There’s that famous passage where the Buddha recommends that every night, as the sun goes down, remind yourself: You could die in the night. Are you ready to go? What unfinished business do you have? Well, focus on doing what needs to be done. Focus on what has first priority so that the night won’t be wasted, so that if death does happen to come in the night, you won’t be all tied up with regrets. Sometimes what has to be done is related to our dealings with other people; sometimes it has to do with our inner work. But right now, we’re with our inner work, so this is where you should be focused.
The same principle applies every morning. When the sun rises, don’t just sit there and say, “What a beautiful sun!” admiring all those god beams coming through folds in the clouds. Remind yourself: This might be your last sunrise. Do you have any unfinished business? Okay, get to work on what needs to be done.
Sometimes the work means putting your mind at ease, putting your mind at rest. This is one of the big paradoxes in the practice. On the one hand, there has to be a sense of spiritual urgency, a sense of samvega that things really have to be done and you can’t waste time. But on the other hand, what is the path? The heart of the path is concentration, mental stillness, mental ease. So it’s a matter of learning how to balance those two. Use the ease to make a difference in the mind —not just as a place to hang out or to be comfortable—but use this sense of ease that you can develop in the practice as a means for getting better and better insights into the mind, seeing things more and more clearly.
That sense of samvega has to be balanced by confidence: confidence that when you do make a change in your state of mind, it’s going to have an impact on all the rest of your life. Often, once you’re more at ease inside, it’s a lot easier to deal with difficult people outside, difficult situations outside, because you don’t feel so threatened, you’re not so caught up. This is why that ability to separate out a little bit is so important.
That’s what we’re doing right now: learning how to separate the mind out from its normal concerns. Give it a chance to have a space of inner well-being, a space of inner ease, so that you’re not weighing it down so much with your own problems. Once you’re not weighing the mind down with problems all the time, not weighing it down with stress and suffering, you find that it can bear the affairs of the world a lot more easily. You can see what needs to be done, what really has to be done, and you can do it, without the sense that you’re already overburdened, thinking, “Who has time for all the oughts and the shoulds of the world?” because you’re so weighed down with your own stuff.
This is why work on your mind is a gift to other people as well. The fewer burdens you carry of your own, the more you can take on other issues outside.
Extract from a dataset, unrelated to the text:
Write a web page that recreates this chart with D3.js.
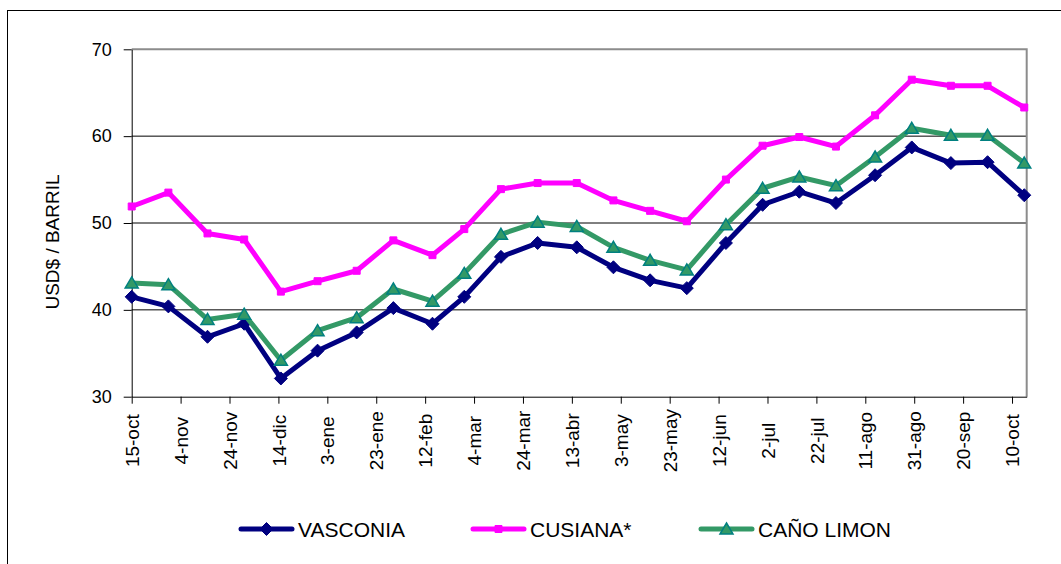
<!DOCTYPE html>
<html>
<head>
<meta charset="utf-8">
<script src="https://cdn.jsdelivr.net/npm/d3@7"></script>
<style>
  body { margin: 0; background: #fff; }
  #chart svg text { font-family: "Liberation Sans", Arial, sans-serif; fill: #000; }
</style>
</head>
<body>
<div id="chart"></div>
<script>
// Data: semi-monthly prices, USD$ / barril
var dates = ['2004-10-15','2004-10-30','2004-11-15','2004-11-30','2004-12-15','2004-12-30',
  '2005-01-15','2005-01-30','2005-02-15','2005-02-28','2005-03-15','2005-03-30',
  '2005-04-15','2005-04-30','2005-05-15','2005-05-30','2005-06-15','2005-06-30',
  '2005-07-15','2005-07-30','2005-08-15','2005-08-30','2005-09-15','2005-09-30','2005-10-15'];

var vasconia  = [41.5,40.4,36.9,38.4,32.1,35.3,37.4,40.2,38.4,41.5,46.1,47.7,47.2,
  44.9,43.4,42.5,47.7,52.1,53.6,52.3,55.5,58.7,56.9,57.0,53.2];
var cusiana   = [51.9,53.5,48.8,48.1,42.1,43.3,44.5,48.0,46.3,49.3,53.9,54.6,54.6,
  52.6,51.4,50.2,55.0,58.9,59.9,58.8,62.4,66.5,65.8,65.8,63.3];
var canoLimon = [43.1,42.9,38.9,39.5,34.2,37.6,39.1,42.4,41.0,44.2,48.7,50.1,49.6,
  47.2,45.7,44.6,49.8,54.0,55.3,54.3,57.6,60.9,60.1,60.1,56.9];

var seriesNames = ['VASCONIA', 'CUSIANA*', 'CAÑO LIMON'];

var tickDates  = ['2004-10-15','2004-11-04','2004-11-24','2004-12-14','2005-01-03','2005-01-23',
  '2005-02-12','2005-03-04','2005-03-24','2005-04-13','2005-05-03','2005-05-23','2005-06-12',
  '2005-07-02','2005-07-22','2005-08-11','2005-08-31','2005-09-20','2005-10-10'];
var tickLabels = ['15-oct','4-nov','24-nov','14-dic','3-ene','23-ene','12-feb','4-mar','24-mar',
  '13-abr','3-may','23-may','12-jun','2-jul','22-jul','11-ago','31-ago','20-sep','10-oct'];
var yTicks = [30, 40, 50, 60, 70];
var axisStart = '2004-10-15', axisEnd = '2005-10-16';

var LineChart = function(_id) {

  var that = this;
  var parse = d3.utcParse('%Y-%m-%d');

  that.id = _id;
  that.widthCont  = 1061;
  that.heightCont = 564;
  that.plot = {left: 131.7, right: 1026.7, top: 49.3, bottom: 396.7};

  that.init = function() {

    that.svg = d3.select('#' + that.id).append('svg')
      .attr('width', that.widthCont)
      .attr('height', that.heightCont);

    // outer chart frame
    that.svg.append('rect')
      .attr('x', 7.5).attr('y', 10.5)
      .attr('width', 1100).attr('height', 600)
      .attr('fill', '#fff').attr('stroke', '#000');

    that.x = d3.scaleUtc()
      .domain([parse(axisStart), parse(axisEnd)])
      .range([that.plot.left, that.plot.right]);

    that.y = d3.scaleLinear()
      .domain([30, 70])
      .range([that.plot.bottom, that.plot.top]);

    that.series = [
      {name: seriesNames[0], values: vasconia,  color: '#000080', marker: 'diamond'},
      {name: seriesNames[1], values: cusiana,   color: '#ff00ff', marker: 'square'},
      {name: seriesNames[2], values: canoLimon, color: '#339966', marker: 'triangle'}
    ];

    drawGrid();
    drawAxes();
    drawSeries();
    drawLegend();

    return that;
  };

  var drawGrid = function() {
    that.svg.append('g').attr('class', 'grid')
      .selectAll('line')
      .data(yTicks.slice(1, -1))
    .enter().append('line')
      .attr('x1', that.plot.left).attr('x2', that.plot.right)
      .attr('y1', function(d) { return that.y(d); })
      .attr('y2', function(d) { return that.y(d); })
      .attr('stroke', '#000').attr('stroke-width', 1);

    // top and right of plot area in grey
    that.svg.append('path')
      .attr('d', 'M' + that.plot.left + ',' + that.y(70) + 'H' + that.plot.right + 'V' + that.plot.bottom)
      .attr('fill', 'none').attr('stroke', '#8c8c8c').attr('stroke-width', 2);
  };

  var drawAxes = function() {
    var xAxis = that.svg.append('g')
      .attr('class', 'x axis')
      .attr('transform', 'translate(0,' + that.plot.bottom + ')')
      .call(d3.axisBottom(that.x)
        .tickValues(tickDates.map(parse))
        .tickFormat(function(d, i) { return tickLabels[i]; })
        .tickSize(7)
        .tickSizeOuter(0));

    xAxis.selectAll('text')
      .attr('transform', 'rotate(-90)')
      .attr('x', -44).attr('y', 0).attr('dy', '0.35em')
      .style('text-anchor', 'middle')
      .style('font-size', '19px');

    var yAxis = that.svg.append('g')
      .attr('class', 'y axis')
      .attr('transform', 'translate(' + that.plot.left + ',0)')
      .call(d3.axisLeft(that.y)
        .tickValues(yTicks)
        .tickSize(8)
        .tickPadding(12)
        .tickSizeOuter(0));

    yAxis.selectAll('text').style('font-size', '18px');

    that.svg.selectAll('.axis path, .axis line').attr('stroke', '#000');

    that.svg.append('text')
      .attr('transform', 'translate(52,' + 242 + ') rotate(-90)')
      .attr('dy', '0.35em')
      .style('text-anchor', 'middle')
      .style('font-size', '19px')
      .text('USD$ / BARRIL');
  };

  var markerPath = function(type) {
    if (type === 'diamond')  return 'M0,-6.5L6.5,0L0,6.5L-6.5,0Z';
    if (type === 'square')   return 'M-3.5,-3.5H3.5V3.5H-3.5Z';
    return 'M0,-6L6.5,5H-6.5Z';
  };

  var setupMarker = function(sel, s) {
    sel.attr('d', markerPath(s.marker))
      .attr('fill', s.color)
      .attr('stroke', s.marker === 'triangle' ? '#008080' : s.color)
      .attr('stroke-width', s.marker === 'triangle' ? 1.5 : 1);
  };

  var drawSeries = function() {
    var line = d3.line()
      .x(function(d, i) { return that.x(parse(dates[i])); })
      .y(function(d) { return that.y(d); });

    // draw in order so the green series sits over the others like the original
    [that.series[1], that.series[0], that.series[2]].forEach(function(s) {
      var g = that.svg.append('g').attr('class', 'series');
      g.append('path')
        .attr('d', line(s.values))
        .attr('fill', 'none')
        .attr('stroke', s.color)
        .attr('stroke-width', 5)
        .attr('stroke-linejoin', 'round');
      g.selectAll('.marker')
        .data(s.values)
      .enter().append('path')
        .attr('class', 'marker')
        .attr('transform', function(d, i) { return 'translate(' + that.x(parse(dates[i])) + ',' + that.y(d) + ')'; })
        .each(function() { setupMarker(d3.select(this), s); });
    });
  };

  var drawLegend = function() {
    var legendX = [241, 473, 701];
    var legend = that.svg.append('g').attr('class', 'legend')
      .selectAll('g')
      .data(that.series)
    .enter().append('g')
      .attr('transform', function(d, i) { return 'translate(' + legendX[i] + ',529)'; });

    legend.append('line')
      .attr('x1', 0).attr('x2', 51)
      .attr('stroke', function(d) { return d.color; })
      .attr('stroke-width', 5)
      .attr('stroke-linecap', 'round');

    legend.append('path')
      .attr('transform', 'translate(25.5,0)')
      .each(function(d) { setupMarker(d3.select(this), d); });

    legend.append('text')
      .attr('x', 57).attr('y', 0).attr('dy', '0.36em')
      .style('font-size', '21px')
      .text(function(d) { return d.name; });
  };

  return that;
};

var chart = new LineChart('chart').init();
</script>
</body>
</html>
So this is not a selfish practice. One of the major misunderstandings about meditation is that you’re just doing it for yourself. But if you straighten out your mind, it means that you’re not subjecting other people to your greed, anger, and delusion. If you straighten out your mind, and have a greater sense of ease, well-being—you’re not constantly piling all sorts of extra stress and suffering on top of yourself—then you’re in a better position to be helpful, to show compassion to other people, to have the time, the energy, the will to help.
This is another reason why meditation has top priority. This is why it’s the most important thing that should come to mind when you look at the sunset or when you look at the sunrise: What shape is your mind in? Have you finished your internal work? Think of that work as a gift, both to yourself and to the world—not so much a duty as an opportunity. How many people, in how many situations, don’t have the time or the opportunity to meditate? Here you’ve got this opportunity. It’s your gift to yourself, your gift to the world around you. So make it a good gift.
The value of the mind increases as it becomes more and more one. Don’t think that when the mind has just lots of stuff inside that it has more value. I remember in Thailand one time, I was going past a market and there was only one durian, which is a very highly prized food over there. There was one single durian in the market, and its price was way out of sight. Nobody could buy it because it was so expensive, so rare. I’d go back a month later, though, and the place was overcome with durian, in fact they were throwing it to the dogs. It’s the same with the mind. If there’s only one mind, if there’s only one focus to your mind, it’s has a lot more value. It’s a lot more valuable, it’s a lot more rare.
When you’re going to give a gift to the world, give it a rare gift. Give it a gift that has value both for yourself and for the people around you.